PROMPT:
Your reply should be one number: the count of lines holding the word "chart".

MATERIAL FOR THE TASK:
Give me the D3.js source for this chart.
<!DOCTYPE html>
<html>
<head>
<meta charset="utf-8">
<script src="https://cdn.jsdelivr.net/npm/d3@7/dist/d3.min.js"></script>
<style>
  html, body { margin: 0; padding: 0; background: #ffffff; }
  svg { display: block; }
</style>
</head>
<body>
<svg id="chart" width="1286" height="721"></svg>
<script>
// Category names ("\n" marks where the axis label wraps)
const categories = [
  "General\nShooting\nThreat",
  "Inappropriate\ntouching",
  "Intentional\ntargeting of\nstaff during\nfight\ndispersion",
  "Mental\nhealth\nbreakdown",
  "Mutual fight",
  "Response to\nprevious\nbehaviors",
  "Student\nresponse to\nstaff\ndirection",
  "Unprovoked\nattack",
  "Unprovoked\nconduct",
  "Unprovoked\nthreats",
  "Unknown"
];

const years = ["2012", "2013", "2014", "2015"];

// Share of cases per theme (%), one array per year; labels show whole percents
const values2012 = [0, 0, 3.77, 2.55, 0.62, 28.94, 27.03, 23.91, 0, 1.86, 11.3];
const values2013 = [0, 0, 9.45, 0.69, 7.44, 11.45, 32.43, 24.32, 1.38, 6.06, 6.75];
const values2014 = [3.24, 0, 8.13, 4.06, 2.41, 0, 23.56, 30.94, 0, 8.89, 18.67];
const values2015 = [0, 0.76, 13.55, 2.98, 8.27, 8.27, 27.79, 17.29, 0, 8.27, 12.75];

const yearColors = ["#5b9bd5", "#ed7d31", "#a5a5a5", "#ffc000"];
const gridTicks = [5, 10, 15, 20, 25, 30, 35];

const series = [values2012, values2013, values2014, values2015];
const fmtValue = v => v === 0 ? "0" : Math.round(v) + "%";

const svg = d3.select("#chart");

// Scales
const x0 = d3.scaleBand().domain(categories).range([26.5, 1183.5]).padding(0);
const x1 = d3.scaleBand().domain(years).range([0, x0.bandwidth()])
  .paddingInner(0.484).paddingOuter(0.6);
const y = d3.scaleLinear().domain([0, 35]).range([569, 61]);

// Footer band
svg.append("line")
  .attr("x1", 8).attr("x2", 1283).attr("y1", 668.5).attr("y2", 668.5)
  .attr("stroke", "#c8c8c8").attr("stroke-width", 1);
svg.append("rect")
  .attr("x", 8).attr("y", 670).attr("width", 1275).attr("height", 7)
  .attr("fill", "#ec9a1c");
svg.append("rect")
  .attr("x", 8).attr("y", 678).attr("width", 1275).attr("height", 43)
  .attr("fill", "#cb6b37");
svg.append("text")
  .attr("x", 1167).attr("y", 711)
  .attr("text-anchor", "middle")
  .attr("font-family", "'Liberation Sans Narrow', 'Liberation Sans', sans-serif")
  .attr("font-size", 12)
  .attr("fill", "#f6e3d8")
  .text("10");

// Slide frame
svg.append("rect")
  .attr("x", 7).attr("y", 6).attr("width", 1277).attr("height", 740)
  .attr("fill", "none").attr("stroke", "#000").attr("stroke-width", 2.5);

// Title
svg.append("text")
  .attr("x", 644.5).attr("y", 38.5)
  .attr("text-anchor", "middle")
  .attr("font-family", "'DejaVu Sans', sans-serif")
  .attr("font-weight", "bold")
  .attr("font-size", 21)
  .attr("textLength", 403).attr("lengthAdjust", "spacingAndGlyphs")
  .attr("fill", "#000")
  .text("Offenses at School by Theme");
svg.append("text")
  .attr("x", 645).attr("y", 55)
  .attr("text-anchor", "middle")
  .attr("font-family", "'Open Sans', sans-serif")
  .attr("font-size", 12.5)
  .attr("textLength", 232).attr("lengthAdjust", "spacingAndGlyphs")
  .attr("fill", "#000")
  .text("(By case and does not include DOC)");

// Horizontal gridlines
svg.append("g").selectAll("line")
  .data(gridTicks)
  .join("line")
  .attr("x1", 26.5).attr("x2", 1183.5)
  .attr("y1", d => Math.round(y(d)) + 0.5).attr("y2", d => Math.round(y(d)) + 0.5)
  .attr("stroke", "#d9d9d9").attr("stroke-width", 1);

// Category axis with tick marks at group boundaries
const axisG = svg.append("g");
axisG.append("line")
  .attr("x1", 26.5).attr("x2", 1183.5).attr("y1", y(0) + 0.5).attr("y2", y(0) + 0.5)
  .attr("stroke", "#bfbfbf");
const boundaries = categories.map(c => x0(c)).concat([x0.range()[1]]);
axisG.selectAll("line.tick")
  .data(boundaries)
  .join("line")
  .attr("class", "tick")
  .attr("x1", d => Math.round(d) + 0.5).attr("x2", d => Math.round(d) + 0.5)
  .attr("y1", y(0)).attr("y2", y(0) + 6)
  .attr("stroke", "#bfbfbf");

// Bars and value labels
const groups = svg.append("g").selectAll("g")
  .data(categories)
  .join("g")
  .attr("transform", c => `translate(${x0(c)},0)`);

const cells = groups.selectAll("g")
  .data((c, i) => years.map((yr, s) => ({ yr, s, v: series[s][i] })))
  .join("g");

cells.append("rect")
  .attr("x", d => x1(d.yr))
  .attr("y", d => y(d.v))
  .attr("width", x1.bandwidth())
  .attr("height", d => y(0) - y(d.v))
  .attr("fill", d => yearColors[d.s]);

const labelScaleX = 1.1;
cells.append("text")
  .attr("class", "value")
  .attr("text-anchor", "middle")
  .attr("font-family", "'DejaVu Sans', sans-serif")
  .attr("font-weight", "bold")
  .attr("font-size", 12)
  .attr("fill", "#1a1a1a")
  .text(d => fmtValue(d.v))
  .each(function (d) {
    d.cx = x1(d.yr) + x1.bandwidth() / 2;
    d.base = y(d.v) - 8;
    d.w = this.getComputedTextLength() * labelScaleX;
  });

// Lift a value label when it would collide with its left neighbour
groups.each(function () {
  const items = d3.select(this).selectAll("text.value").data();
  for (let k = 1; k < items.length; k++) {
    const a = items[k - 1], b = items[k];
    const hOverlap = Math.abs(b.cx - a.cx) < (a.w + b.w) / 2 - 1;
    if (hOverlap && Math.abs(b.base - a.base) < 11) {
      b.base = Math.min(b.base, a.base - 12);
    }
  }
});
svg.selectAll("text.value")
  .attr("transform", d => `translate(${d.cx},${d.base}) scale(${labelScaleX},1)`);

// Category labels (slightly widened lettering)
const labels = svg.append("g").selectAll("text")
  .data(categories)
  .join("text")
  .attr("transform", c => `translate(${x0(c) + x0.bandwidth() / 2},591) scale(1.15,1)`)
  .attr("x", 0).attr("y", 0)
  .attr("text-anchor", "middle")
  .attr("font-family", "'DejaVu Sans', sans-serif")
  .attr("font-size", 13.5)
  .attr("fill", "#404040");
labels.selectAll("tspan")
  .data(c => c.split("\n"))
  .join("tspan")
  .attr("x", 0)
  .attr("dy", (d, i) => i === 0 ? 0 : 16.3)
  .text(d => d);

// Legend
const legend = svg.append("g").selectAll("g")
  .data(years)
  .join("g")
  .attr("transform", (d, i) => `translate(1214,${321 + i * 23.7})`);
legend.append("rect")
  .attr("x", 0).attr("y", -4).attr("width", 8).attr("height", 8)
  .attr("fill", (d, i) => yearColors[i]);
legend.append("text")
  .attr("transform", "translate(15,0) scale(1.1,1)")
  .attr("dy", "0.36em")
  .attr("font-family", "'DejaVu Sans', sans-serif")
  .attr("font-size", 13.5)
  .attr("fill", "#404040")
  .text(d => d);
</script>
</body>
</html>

* * *

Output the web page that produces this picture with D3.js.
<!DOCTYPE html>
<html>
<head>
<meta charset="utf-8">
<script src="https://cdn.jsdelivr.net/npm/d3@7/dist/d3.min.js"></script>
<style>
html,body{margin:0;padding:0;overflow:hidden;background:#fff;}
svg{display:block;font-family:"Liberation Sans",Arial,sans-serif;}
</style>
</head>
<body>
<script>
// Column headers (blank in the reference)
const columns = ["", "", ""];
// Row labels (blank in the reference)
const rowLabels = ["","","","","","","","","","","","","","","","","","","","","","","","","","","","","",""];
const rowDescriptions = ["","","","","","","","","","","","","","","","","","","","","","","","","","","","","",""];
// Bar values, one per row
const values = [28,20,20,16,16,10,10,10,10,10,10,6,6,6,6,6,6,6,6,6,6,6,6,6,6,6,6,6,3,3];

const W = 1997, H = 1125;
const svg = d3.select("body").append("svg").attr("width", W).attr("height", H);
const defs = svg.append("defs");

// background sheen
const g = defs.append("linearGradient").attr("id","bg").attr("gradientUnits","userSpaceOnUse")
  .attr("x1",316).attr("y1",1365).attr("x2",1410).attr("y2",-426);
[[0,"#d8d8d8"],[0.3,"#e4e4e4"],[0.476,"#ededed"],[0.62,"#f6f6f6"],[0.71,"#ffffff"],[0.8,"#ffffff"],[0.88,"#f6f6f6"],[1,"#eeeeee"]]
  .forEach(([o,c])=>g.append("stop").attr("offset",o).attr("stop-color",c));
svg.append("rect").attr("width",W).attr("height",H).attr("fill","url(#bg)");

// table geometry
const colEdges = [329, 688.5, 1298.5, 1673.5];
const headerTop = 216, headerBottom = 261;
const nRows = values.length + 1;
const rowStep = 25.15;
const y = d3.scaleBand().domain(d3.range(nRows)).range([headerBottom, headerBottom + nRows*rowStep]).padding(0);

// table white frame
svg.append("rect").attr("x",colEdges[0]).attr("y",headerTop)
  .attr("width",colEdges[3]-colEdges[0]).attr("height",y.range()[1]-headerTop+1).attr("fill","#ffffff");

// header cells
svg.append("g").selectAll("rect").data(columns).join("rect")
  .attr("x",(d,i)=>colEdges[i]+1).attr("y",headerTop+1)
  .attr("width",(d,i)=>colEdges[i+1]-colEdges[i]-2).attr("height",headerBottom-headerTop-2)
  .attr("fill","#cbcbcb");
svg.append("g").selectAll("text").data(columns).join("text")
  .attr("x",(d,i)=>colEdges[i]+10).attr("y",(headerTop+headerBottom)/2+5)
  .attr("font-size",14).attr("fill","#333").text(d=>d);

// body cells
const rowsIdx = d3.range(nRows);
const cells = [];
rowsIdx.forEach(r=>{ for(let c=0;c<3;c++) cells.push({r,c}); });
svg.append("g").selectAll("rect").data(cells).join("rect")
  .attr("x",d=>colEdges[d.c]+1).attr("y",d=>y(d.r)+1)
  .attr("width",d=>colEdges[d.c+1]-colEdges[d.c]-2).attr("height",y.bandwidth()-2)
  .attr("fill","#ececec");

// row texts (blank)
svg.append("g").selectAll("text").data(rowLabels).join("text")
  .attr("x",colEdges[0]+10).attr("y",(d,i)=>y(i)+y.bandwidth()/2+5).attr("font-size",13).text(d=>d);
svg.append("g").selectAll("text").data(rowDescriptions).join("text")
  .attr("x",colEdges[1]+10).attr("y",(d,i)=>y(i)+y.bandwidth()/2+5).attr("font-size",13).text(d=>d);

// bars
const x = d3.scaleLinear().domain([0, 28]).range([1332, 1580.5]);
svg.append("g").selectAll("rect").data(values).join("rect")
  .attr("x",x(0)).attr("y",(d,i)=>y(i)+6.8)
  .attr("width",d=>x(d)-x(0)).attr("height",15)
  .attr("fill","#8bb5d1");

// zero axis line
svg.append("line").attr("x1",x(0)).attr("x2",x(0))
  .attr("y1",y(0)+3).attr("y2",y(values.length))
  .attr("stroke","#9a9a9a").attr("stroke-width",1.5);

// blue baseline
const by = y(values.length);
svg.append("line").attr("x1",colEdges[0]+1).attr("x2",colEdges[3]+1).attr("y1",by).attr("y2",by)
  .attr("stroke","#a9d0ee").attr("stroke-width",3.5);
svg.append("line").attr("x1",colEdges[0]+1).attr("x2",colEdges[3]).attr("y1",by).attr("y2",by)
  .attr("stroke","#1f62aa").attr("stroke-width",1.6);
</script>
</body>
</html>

TASK SOLUTION:
3